In August 2018, we provided a $3.1 million loan for the acquisition of a 26,500 square foot (0.6 acre) property in the Eagle Rock neighborhood of Los Angeles. While the property is currently improved with two office buildings and a parking lot, the borrower acquired the site with plans to redevelop the land into a new housing subdivision.
Today, we’re pleased to report that the borrower has successfully secured entitlements from the City of Los Angeles to subdivide the property into 17 smaller lots, upon each of which a new home can now be built. The now-entitled property is valued at approximately $4.2 million, based on a third-party appraisal, which is roughly 34% higher than the original $3.1 million purchase.
The next step is to secure the building permits necessary to break ground. At that point, the borrower plans to either refinance into a construction loan or sell the property to a home builder to pay back our investment.
How might the impact of COVID-19 affect this investment?
While LA has so far kept their planning and permitting offices open, it is reasonable to assume that the standard approval processes may move slower as a result of the broader shelter-in-place orders. Additionally, the borrower could encounter difficulties obtaining construction financing in the event that lenders pull back until there is more clarity in the market. Either of these scenarios could delay the repayment of our investment.
To mitigate the risk of these unexpected delays, we structured this investment as debt, so we’re entitled to a fixed rate of return over the period that our loan is outstanding.

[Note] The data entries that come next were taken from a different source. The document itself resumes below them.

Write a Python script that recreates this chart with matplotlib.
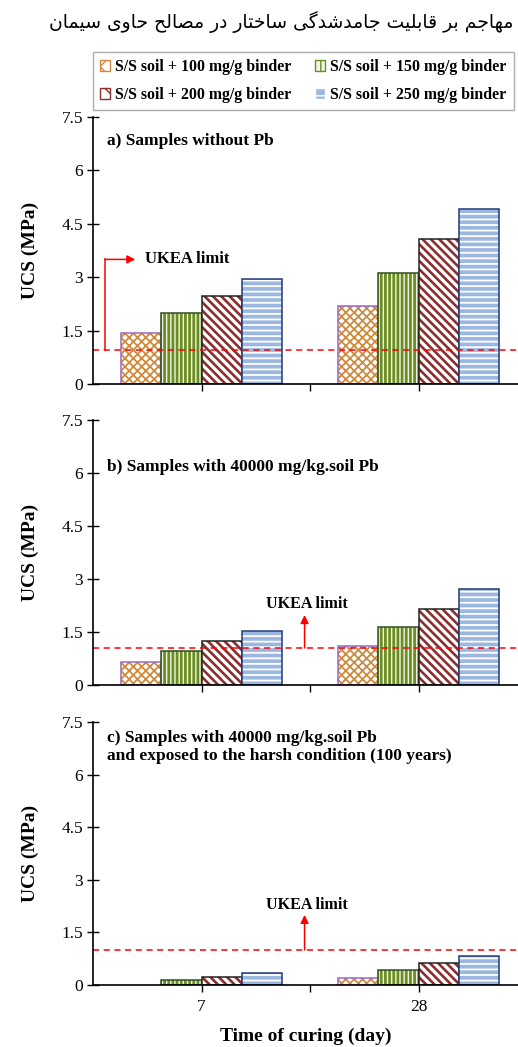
import numpy as np
import matplotlib
matplotlib.use('Agg')
import matplotlib.pyplot as plt
from matplotlib.patches import Patch

plt.rcParams['font.family'] = 'Liberation Serif'

# data
days = ['7', '28']
binders = ['S/S soil + 100 mg/g binder', 'S/S soil + 150 mg/g binder',
           'S/S soil + 200 mg/g binder', 'S/S soil + 250 mg/g binder']
ucs_no_pb = [[1.43, 2.19], [2.00, 3.12], [2.47, 4.07], [2.95, 4.92]]
ucs_pb = [[0.65, 1.10], [0.96, 1.64], [1.25, 2.15], [1.53, 2.72]]
ucs_harsh = [[0.0, 0.19], [0.14, 0.44], [0.23, 0.64], [0.33, 0.82]]
ukea_limit = [0.95, 1.05, 1.0]
panel_titles = ['a) Samples without Pb',
                'b) Samples with 40000 mg/kg.soil Pb',
                'c) Samples with 40000 mg/kg.soil Pb\nand exposed to the harsh condition (100 years)']
title_fa = 'مهاجم بر قابلیت جامدشدگی ساختار در مصالح حاوی سیمان'

# bar styles: face, hatch colour, hatch, edge, hatch width
styles = [('white', '#D08A3C', 'xxxx', '#9966CC', 1.3),
          ('#F2F5E6', '#6B8E23', '||||', '#2F4F1F', 2.0),
          ('white', '#8B2E2E', '\\\\\\\\', '#222222', 1.9),
          ('#9DB8E0', 'white', '---', '#1F3A7A', 1.3)]

# simple arabic shaping (matplotlib has no complex text layout)
FORMS = {
    'ا': ('\uFE8D', '\uFE8E', None, None),
    'ب': ('\uFE8F', '\uFE90', '\uFE91', '\uFE92'),
    'ت': ('\uFE95', '\uFE96', '\uFE97', '\uFE98'),
    'ج': ('\uFE9D', '\uFE9E', '\uFE9F', '\uFEA0'),
    'ح': ('\uFEA1', '\uFEA2', '\uFEA3', '\uFEA4'),
    'خ': ('\uFEA5', '\uFEA6', '\uFEA7', '\uFEA8'),
    'د': ('\uFEA9', '\uFEAA', None, None),
    'ر': ('\uFEAD', '\uFEAE', None, None),
    'س': ('\uFEB1', '\uFEB2', '\uFEB3', '\uFEB4'),
    'ش': ('\uFEB5', '\uFEB6', '\uFEB7', '\uFEB8'),
    'ص': ('\uFEB9', '\uFEBA', '\uFEBB', '\uFEBC'),
    'ق': ('\uFED5', '\uFED6', '\uFED7', '\uFED8'),
    'ل': ('\uFEDD', '\uFEDE', '\uFEDF', '\uFEE0'),
    'م': ('\uFEE1', '\uFEE2', '\uFEE3', '\uFEE4'),
    'ن': ('\uFEE5', '\uFEE6', '\uFEE7', '\uFEE8'),
    'ه': ('\uFEE9', '\uFEEA', '\uFEEB', '\uFEEC'),
    'و': ('\uFEED', '\uFEEE', None, None),
    'ی': ('\uFBFC', '\uFBFD', '\uFBFE', '\uFBFF'),
    'گ': ('\uFB92', '\uFB93', '\uFB94', '\uFB95'),
}


def shape(text):
    out = []
    for i, ch in enumerate(text):
        if ch not in FORMS:
            out.append(ch)
            continue
        prev = text[i - 1] if i > 0 else ''
        nxt = text[i + 1] if i + 1 < len(text) else ''
        jp = prev in FORMS and FORMS[prev][2] is not None
        jn = nxt in FORMS and FORMS[ch][2] is not None
        iso, fin, ini, med = FORMS[ch]
        out.append(med if (jp and jn) else fin if jp else ini if jn else iso)
    return ''.join(reversed(out))


fig = plt.figure(figsize=(5.18, 10.47), dpi=100)
W, H = 518, 1047
panels = [(117, 384), (420, 685), (722, 985)]
x_left = 93
unit = 108.5
xmax = (W - x_left) / unit
centers = np.array([1.0, 3.0])
bw = 0.37

# arrow / text positions (data coords)
arrows = [None, (1.95, 1.98, 2.3), (1.95, 2.0, 2.28)]
title_pos = [0.91, 0.823, 0.905]

datasets = [ucs_no_pb, ucs_pb, ucs_harsh]
for k, (top, bot) in enumerate(panels):
    ax = fig.add_axes([x_left / W, 1 - bot / H, (W - x_left) / W, (bot - top) / H])
    vals = datasets[k]
    for j in range(4):
        face, hc, hatch, edge, hlw = styles[j]
        x = centers + (j - 1.5) * bw
        v = np.array(vals[j])
        m = v > 0
        with plt.rc_context({'hatch.linewidth': hlw}):
            ax.bar(x[m], v[m], bw, color=face, edgecolor=hc, hatch=hatch, linewidth=0)
        ax.bar(x[m], v[m], bw, facecolor='none', edgecolor=edge, linewidth=1.1)
    ax.axhline(ukea_limit[k], color='#FF0000', ls=(0, (4, 3)), lw=1.1)

    ax.set_xlim(0, xmax)
    ax.set_ylim(0, 7.5)
    ax.set_yticks(np.arange(0, 7.6, 1.5))
    ax.set_yticklabels(['0', '1.5', '3', '4.5', '6', '7.5'])
    ax.set_xticks([1, 2, 3])
    ax.tick_params(axis='y', direction='inout', length=8, width=1, labelsize=12.5, pad=3)
    ax.tick_params(axis='x', direction='out', length=5, width=1, labelsize=12.5, pad=5)
    if k == 2:
        ax.set_xticklabels(['7', '', '28'])
        ax.set_xlabel('Time of curing (day)', fontsize=14, fontweight='bold', labelpad=9)
    else:
        ax.set_xticklabels(['', '', ''])
    ax.spines['top'].set_visible(False)
    ax.spines['right'].set_visible(False)
    ax.spines['left'].set_linewidth(1.2)
    ax.spines['bottom'].set_linewidth(1.2)
    ax.set_ylabel('UCS (MPa)', fontsize=14, fontweight='bold')
    ax.yaxis.set_label_coords(-0.128, 0.5)

    ax.text(0.033, title_pos[k], panel_titles[k], transform=ax.transAxes,
            fontsize=12.5, fontweight='bold', va='center', ha='left', linespacing=1.15)

    if k == 0:
        ax.plot([0.11, 0.11], [ukea_limit[k], 3.5], color='#FF0000', lw=1.1)
        ax.annotate('', xy=(0.39, 3.5), xytext=(0.11, 3.5),
                    arrowprops=dict(arrowstyle='-|>', color='#FF0000', lw=1.1,
                                    mutation_scale=12, shrinkA=0, shrinkB=0))
        ax.text(0.48, 3.5, 'UKEA limit', fontsize=12, fontweight='bold', va='center')
    else:
        xa, ya, yt = arrows[k]
        ax.annotate('', xy=(xa, ya), xytext=(xa, ukea_limit[k]),
                    arrowprops=dict(arrowstyle='-|>', color='#FF0000', lw=1.1,
                                    mutation_scale=12, shrinkA=0, shrinkB=0))
        ax.text(xa + 0.02, yt, 'UKEA limit', fontsize=11.5, fontweight='bold',
                va='center', ha='center')

# legend filled row by row like the original
order = [0, 2, 1, 3]
handles = []
for s in styles:
    with plt.rc_context({'hatch.linewidth': min(s[4], 1.0)}):
        handles.append(Patch(facecolor=s[0], edgecolor=s[1], hatch=s[2][:2]))
fig.legend([handles[i] for i in order], [binders[i] for i in order], ncol=2,
           loc='upper left', bbox_to_anchor=(x_left / W, 1 - 52 / H),
           frameon=True, fancybox=False, edgecolor='#999999',
           prop={'weight': 'bold', 'size': 11.4},
           handlelength=0.65, handleheight=0.65, handletextpad=0.3,
           columnspacing=1.5, borderpad=0.45, labelspacing=0.75,
           borderaxespad=0)

fig.text(513 / W, 1 - 22 / H, shape(title_fa), family='DejaVu Sans',
         fontsize=13.5, ha='right', va='center')

fig.savefig('out.png', dpi=100)
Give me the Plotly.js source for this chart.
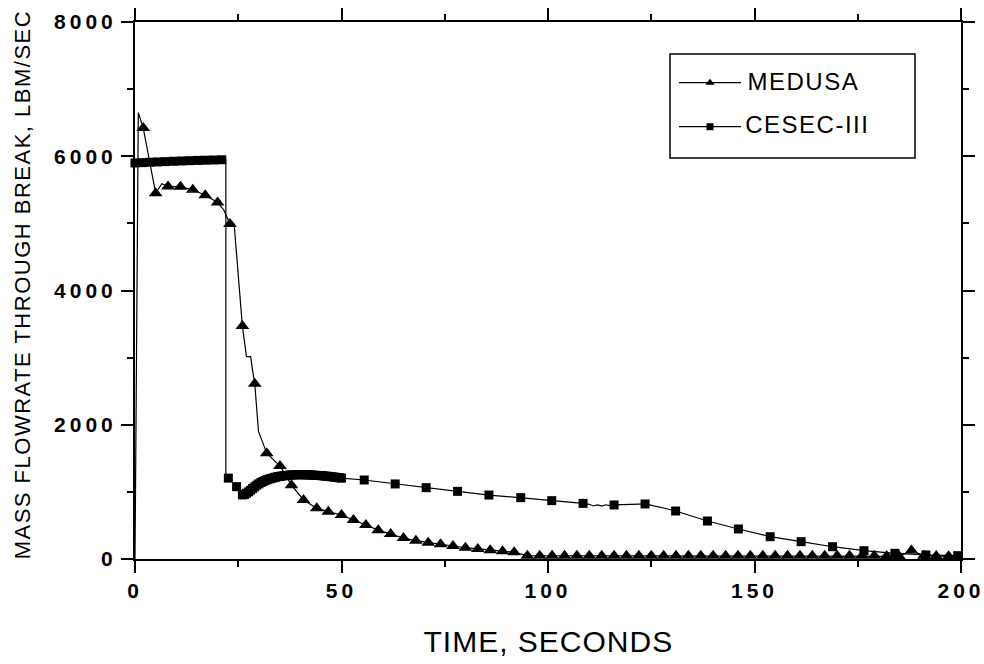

Additionally, our investment is secured by the value of the land, which was recently appraised at $4.2 million. To date, the borrower has drawn $2.7 million of our $3.1 million loan, putting our current loan to value (LTV) at roughly 65%, or 74% in the event they draw down the remaining $400,000 — a considerable margin of safety in either case.
Overall, we believe that a current return in the 9 - 10%¹ range secured by entitled land in one of the most supply-constrained cities in the US, represents a highly attractive risk-adjusted return that should be resistant to even an extended economic downturn.
As always, if you have any questions or feedback, please visit our help center or reach out to us at investments@fundrise.com.
————
How we’re navigating the coronavirus (COVID-19) pandemic
Though black swan events like the current coronavirus pandemic are impossible to predict, nearly every decade has experienced some form of significant economic disruption. Recognizing this, we’ve spent the last several years structuring our investments to withstand a sudden and prolonged period of distress. Given today’s extreme uncertainty, we have begun taking decisive action aimed at further fortifying your portfolio.
Broadly, we expect to pause most new acquisitions and anticipate holding more cash in reserve. We plan to focus on pushing existing projects like this one forward, and in rare instances, look to deploy strategically into properties that we feel are particularly well suited to withstand near term stress or even benefit from the current disruption in the market. That said, given how quickly things are unfolding, we will continue to reevaluate the situation daily and keep you updated on all things relevant to your investments with us.